Charts and diagrams as code:
● ● ● ● ●
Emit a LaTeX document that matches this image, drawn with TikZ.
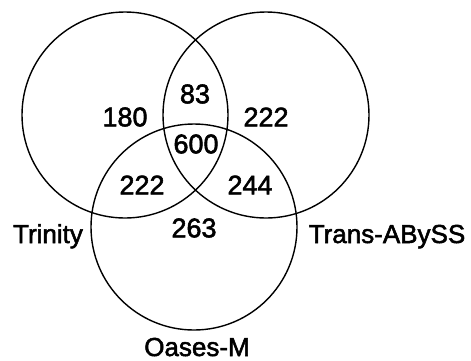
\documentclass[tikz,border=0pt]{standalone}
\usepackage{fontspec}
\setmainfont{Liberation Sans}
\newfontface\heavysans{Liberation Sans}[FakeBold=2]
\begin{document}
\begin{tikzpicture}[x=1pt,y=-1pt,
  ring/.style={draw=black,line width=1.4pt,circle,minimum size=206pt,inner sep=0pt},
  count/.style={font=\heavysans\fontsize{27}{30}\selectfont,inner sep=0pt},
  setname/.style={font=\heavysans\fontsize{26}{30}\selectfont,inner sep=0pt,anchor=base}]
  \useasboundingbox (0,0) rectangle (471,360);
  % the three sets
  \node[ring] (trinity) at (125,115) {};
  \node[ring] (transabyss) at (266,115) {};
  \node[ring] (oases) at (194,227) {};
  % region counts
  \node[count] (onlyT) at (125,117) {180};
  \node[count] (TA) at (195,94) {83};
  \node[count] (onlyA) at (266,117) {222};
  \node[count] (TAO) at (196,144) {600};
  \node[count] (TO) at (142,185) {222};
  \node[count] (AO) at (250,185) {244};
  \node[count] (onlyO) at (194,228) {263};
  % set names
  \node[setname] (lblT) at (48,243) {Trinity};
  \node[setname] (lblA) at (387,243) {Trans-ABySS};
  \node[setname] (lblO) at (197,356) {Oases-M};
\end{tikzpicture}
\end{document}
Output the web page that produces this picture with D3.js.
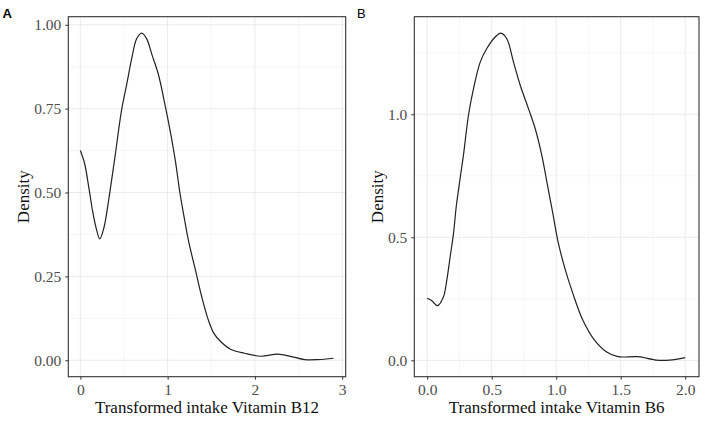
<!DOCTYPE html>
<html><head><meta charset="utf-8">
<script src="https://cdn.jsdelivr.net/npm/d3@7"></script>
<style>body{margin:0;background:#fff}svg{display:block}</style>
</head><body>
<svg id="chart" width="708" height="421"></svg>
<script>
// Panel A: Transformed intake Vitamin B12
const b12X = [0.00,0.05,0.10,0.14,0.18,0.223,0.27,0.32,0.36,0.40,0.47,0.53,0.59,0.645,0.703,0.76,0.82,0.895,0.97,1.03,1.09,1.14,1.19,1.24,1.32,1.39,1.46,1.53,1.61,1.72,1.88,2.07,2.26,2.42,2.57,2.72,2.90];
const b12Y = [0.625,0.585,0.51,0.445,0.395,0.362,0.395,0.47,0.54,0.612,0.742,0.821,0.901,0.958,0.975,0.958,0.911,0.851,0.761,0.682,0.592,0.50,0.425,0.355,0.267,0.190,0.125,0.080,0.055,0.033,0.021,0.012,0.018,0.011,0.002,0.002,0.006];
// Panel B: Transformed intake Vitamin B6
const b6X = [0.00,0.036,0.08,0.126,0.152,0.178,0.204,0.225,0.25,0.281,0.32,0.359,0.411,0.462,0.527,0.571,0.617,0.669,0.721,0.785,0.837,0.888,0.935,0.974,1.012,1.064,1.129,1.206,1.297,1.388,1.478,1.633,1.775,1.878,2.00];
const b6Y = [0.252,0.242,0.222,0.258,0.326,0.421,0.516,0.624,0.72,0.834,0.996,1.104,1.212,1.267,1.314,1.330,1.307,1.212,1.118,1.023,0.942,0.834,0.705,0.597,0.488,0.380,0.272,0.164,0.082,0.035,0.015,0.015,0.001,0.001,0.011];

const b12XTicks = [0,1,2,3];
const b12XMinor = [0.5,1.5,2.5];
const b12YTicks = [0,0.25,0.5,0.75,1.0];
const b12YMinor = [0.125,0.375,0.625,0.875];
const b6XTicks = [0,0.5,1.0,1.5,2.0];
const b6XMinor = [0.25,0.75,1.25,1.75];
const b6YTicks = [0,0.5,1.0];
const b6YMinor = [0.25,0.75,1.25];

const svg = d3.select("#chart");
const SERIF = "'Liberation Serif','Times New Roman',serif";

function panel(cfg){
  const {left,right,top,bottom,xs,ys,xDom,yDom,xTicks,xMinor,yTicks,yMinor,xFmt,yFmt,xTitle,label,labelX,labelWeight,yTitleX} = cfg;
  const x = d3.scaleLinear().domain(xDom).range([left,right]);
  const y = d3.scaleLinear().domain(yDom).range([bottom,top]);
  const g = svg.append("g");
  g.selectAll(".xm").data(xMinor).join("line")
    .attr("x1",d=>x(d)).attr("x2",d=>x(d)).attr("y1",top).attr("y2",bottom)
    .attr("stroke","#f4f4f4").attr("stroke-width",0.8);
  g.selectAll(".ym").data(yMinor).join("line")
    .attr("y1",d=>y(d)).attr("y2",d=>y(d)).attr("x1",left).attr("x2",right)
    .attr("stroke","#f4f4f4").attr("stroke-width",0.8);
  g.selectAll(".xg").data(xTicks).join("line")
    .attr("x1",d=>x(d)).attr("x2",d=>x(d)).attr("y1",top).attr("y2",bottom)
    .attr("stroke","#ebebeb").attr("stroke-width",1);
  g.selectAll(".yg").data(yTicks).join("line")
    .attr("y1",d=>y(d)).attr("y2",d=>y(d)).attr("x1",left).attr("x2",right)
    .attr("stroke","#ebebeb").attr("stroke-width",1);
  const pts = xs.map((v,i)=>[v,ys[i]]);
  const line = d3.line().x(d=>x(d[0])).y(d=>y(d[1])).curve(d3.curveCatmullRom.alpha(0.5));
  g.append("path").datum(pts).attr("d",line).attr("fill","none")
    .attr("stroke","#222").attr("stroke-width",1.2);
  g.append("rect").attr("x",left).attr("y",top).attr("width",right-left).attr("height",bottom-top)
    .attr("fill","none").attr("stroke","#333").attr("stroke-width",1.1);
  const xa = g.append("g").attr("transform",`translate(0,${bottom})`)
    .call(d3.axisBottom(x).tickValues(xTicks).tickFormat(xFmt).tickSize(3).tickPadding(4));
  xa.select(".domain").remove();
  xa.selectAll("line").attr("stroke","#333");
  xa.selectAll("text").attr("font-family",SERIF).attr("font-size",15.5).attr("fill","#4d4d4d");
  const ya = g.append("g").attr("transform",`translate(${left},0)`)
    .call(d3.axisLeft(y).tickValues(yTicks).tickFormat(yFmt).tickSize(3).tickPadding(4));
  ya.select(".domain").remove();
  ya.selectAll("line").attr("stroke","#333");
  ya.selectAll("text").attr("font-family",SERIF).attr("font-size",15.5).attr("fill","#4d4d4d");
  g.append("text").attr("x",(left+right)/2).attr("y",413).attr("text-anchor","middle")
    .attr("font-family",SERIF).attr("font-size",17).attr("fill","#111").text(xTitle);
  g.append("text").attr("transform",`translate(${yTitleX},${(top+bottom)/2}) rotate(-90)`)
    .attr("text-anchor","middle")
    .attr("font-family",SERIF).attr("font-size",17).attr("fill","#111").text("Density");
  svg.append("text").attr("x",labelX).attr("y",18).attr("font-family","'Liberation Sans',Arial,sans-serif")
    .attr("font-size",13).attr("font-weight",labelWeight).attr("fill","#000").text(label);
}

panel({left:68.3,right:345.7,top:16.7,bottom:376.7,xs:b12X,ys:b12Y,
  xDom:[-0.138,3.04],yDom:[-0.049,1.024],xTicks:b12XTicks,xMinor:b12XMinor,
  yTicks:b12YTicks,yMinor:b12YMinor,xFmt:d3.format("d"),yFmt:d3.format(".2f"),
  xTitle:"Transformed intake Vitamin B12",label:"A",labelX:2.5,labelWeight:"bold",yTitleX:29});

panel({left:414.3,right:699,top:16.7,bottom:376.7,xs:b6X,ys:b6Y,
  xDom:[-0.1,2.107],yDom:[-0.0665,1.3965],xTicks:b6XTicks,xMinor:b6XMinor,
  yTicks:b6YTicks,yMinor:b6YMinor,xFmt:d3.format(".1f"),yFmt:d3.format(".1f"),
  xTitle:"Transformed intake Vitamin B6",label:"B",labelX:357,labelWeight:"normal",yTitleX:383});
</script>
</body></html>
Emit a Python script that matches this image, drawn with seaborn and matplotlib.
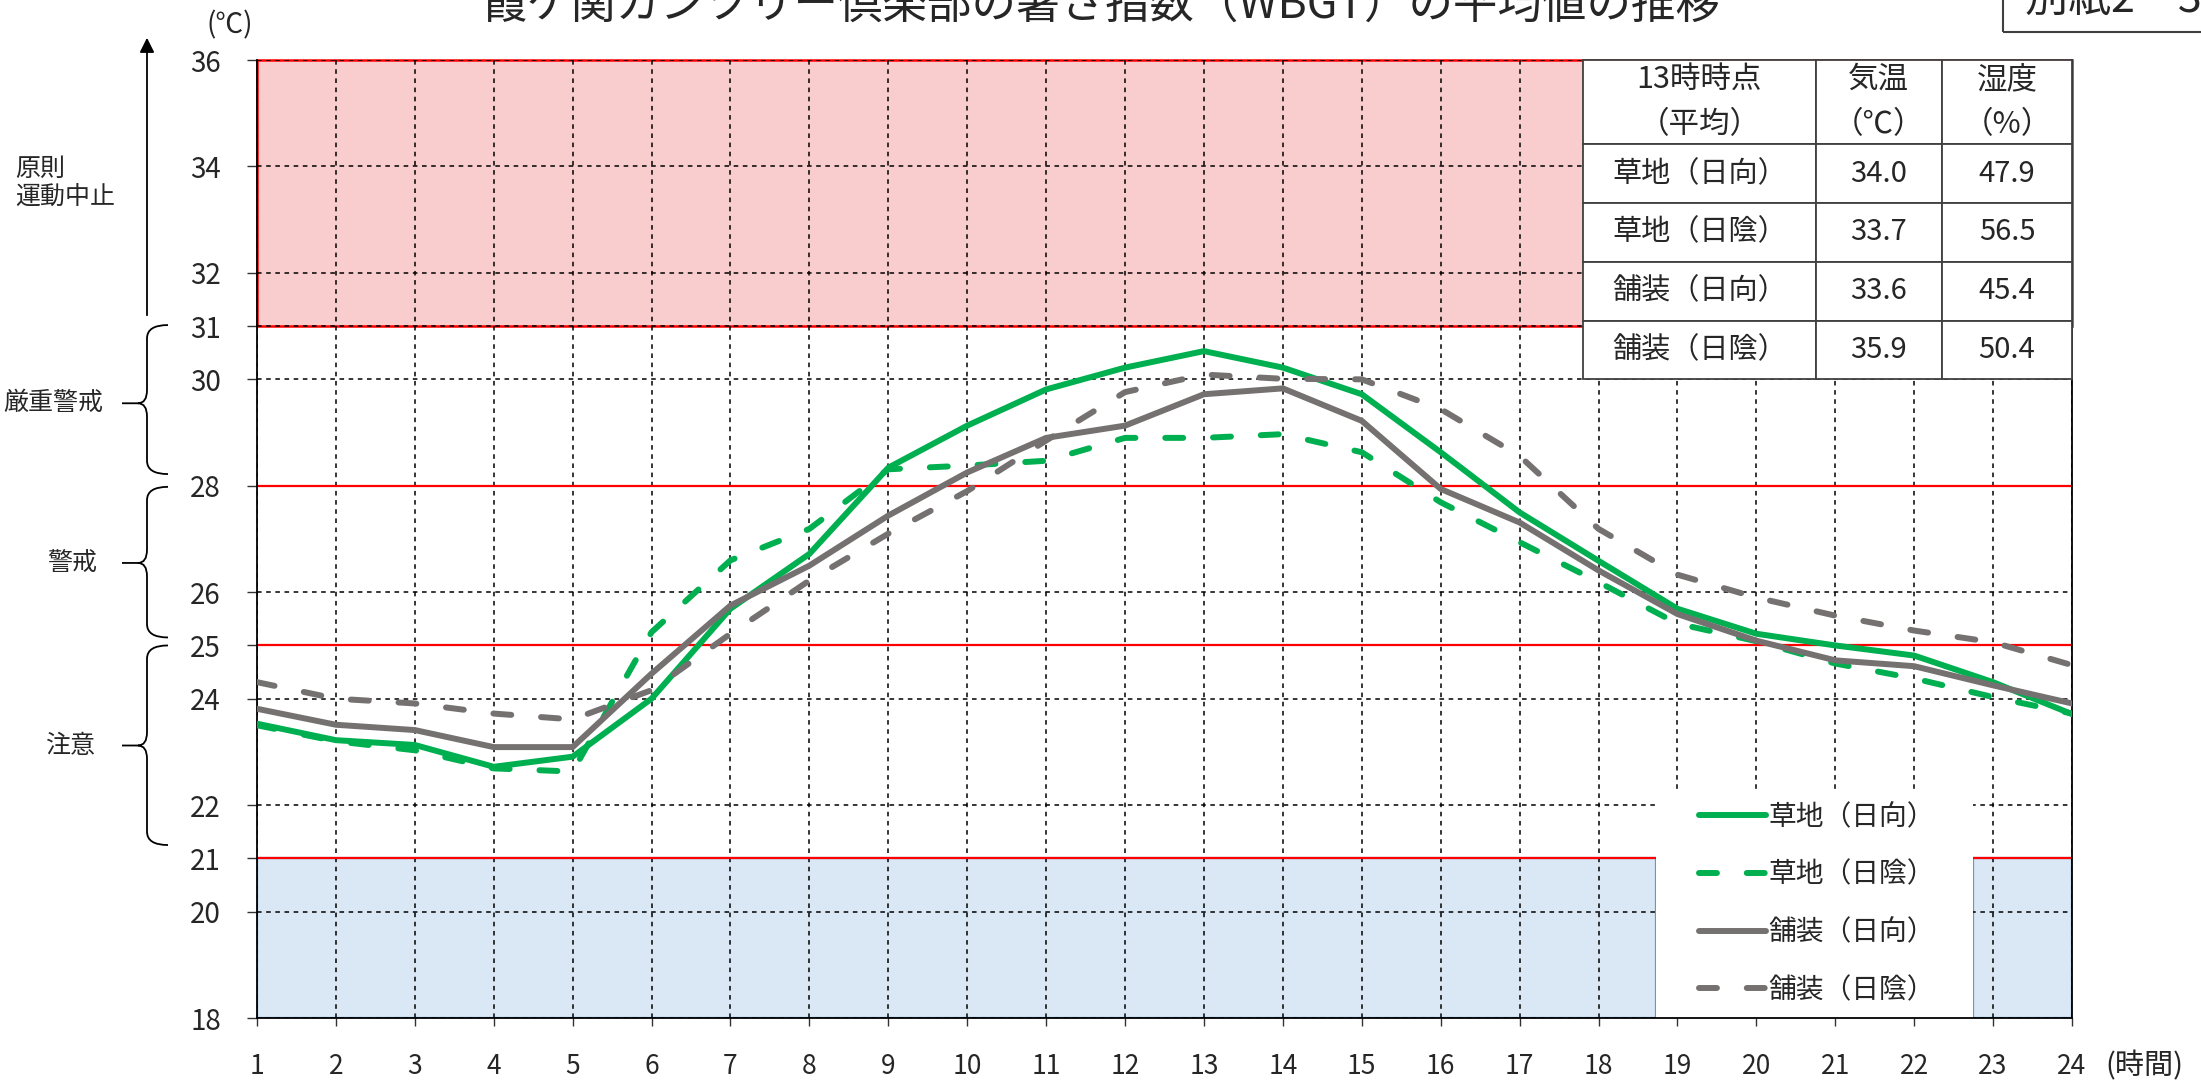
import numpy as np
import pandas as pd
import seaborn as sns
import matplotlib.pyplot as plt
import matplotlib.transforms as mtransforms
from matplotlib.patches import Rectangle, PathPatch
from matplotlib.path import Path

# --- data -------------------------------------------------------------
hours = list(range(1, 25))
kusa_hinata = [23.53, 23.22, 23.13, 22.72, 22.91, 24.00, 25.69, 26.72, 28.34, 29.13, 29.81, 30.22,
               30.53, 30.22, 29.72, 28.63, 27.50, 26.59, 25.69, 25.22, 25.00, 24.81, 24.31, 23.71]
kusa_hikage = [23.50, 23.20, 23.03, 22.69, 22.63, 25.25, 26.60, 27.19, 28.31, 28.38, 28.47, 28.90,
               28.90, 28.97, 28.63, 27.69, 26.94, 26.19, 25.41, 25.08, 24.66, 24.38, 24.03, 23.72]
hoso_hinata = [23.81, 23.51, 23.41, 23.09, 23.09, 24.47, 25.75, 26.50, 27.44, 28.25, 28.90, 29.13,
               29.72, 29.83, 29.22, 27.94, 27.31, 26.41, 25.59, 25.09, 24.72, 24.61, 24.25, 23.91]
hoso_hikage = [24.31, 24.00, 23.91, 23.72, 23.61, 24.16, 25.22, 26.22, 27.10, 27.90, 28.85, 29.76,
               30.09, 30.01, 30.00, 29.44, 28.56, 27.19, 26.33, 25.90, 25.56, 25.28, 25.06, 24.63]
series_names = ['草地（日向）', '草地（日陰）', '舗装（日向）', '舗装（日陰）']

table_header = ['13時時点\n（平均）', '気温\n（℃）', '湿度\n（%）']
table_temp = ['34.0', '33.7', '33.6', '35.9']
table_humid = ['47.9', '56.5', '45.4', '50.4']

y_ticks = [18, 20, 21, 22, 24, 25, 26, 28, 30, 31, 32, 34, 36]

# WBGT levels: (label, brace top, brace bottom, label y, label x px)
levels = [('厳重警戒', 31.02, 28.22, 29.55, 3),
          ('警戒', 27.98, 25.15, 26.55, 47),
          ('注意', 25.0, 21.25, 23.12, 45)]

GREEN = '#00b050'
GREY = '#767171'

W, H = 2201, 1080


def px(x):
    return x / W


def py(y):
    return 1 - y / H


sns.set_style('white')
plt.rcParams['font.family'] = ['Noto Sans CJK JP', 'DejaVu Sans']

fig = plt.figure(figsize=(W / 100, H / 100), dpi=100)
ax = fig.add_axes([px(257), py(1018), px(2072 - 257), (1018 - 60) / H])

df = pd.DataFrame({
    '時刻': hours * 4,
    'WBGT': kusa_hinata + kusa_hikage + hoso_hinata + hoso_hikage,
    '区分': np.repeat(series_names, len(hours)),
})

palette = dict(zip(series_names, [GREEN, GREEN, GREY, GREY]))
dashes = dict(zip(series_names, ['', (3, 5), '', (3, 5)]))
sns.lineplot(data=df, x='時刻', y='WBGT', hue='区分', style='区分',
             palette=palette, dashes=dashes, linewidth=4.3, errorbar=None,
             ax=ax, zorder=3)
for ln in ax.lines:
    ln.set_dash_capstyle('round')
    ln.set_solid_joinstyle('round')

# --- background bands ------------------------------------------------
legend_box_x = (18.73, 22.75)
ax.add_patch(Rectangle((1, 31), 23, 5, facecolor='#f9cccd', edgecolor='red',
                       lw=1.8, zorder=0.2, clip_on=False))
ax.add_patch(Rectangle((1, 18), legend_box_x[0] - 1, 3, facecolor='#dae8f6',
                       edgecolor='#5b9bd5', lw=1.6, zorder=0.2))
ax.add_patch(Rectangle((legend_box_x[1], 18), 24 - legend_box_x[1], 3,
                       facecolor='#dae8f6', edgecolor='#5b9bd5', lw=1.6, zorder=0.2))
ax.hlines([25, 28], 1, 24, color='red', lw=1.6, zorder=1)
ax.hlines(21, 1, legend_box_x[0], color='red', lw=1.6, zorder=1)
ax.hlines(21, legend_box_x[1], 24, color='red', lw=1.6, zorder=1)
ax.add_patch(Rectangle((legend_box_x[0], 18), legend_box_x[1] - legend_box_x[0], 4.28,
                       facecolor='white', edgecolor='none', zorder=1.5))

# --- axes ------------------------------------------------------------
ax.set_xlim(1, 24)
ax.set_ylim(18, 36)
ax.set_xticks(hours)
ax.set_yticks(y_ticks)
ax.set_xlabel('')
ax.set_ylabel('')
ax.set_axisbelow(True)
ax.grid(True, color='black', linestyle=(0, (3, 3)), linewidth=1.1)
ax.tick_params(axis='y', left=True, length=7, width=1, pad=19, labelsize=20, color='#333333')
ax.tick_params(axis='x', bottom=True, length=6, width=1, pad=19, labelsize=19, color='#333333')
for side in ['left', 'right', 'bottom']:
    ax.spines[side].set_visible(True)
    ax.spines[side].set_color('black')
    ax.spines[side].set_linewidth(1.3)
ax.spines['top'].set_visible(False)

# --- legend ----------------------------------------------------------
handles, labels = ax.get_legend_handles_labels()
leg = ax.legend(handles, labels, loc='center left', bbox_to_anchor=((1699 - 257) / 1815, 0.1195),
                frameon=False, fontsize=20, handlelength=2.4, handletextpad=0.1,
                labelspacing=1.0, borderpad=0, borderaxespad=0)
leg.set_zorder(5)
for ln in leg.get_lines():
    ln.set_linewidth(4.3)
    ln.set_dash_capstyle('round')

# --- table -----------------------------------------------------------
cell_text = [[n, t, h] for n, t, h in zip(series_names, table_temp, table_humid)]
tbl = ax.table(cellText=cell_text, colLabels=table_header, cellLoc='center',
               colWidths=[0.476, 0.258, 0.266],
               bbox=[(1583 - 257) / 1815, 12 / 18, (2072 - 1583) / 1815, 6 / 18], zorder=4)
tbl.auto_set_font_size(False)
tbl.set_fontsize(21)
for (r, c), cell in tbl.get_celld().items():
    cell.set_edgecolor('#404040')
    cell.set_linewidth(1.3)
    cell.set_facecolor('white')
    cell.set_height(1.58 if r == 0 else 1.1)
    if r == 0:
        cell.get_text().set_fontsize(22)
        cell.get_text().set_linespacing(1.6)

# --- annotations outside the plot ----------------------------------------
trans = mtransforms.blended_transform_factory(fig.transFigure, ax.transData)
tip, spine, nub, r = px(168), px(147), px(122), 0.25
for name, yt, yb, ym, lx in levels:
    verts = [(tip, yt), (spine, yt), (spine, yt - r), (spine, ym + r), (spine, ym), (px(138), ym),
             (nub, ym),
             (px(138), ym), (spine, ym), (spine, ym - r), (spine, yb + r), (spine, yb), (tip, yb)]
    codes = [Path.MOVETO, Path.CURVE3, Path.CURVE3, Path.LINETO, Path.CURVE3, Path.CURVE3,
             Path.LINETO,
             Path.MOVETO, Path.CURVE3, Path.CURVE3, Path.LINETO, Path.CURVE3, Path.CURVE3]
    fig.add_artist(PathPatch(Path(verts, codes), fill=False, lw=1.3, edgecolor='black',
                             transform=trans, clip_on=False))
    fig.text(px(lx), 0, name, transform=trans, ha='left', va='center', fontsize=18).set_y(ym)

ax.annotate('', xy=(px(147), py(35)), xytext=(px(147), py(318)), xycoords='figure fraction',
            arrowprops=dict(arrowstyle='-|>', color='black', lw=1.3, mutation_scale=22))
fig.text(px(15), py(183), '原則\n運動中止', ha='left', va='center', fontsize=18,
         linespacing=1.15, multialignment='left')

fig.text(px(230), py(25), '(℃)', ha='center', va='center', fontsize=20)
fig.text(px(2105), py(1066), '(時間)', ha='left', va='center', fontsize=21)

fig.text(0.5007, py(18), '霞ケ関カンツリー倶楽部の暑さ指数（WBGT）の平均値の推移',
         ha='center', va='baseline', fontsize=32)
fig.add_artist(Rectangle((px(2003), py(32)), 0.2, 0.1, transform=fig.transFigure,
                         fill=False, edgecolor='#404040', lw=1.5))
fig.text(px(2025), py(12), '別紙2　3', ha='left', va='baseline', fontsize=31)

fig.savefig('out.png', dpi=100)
● ● ● ● ●
EXERCISE INSTRUCTIONS: Between the line with "Emit a Python" and the line with "from matplotlib.path import Path", ends included, lies the span to copy exactly; copy nothing else and leave out the pictures.

WORKED SOLUTION:
Emit a Python script that matches this image, drawn with seaborn and matplotlib.
import numpy as np
import pandas as pd
import seaborn as sns
import matplotlib.pyplot as plt
import matplotlib.transforms as mtransforms
from matplotlib.patches import Rectangle, PathPatch
from matplotlib.path import Path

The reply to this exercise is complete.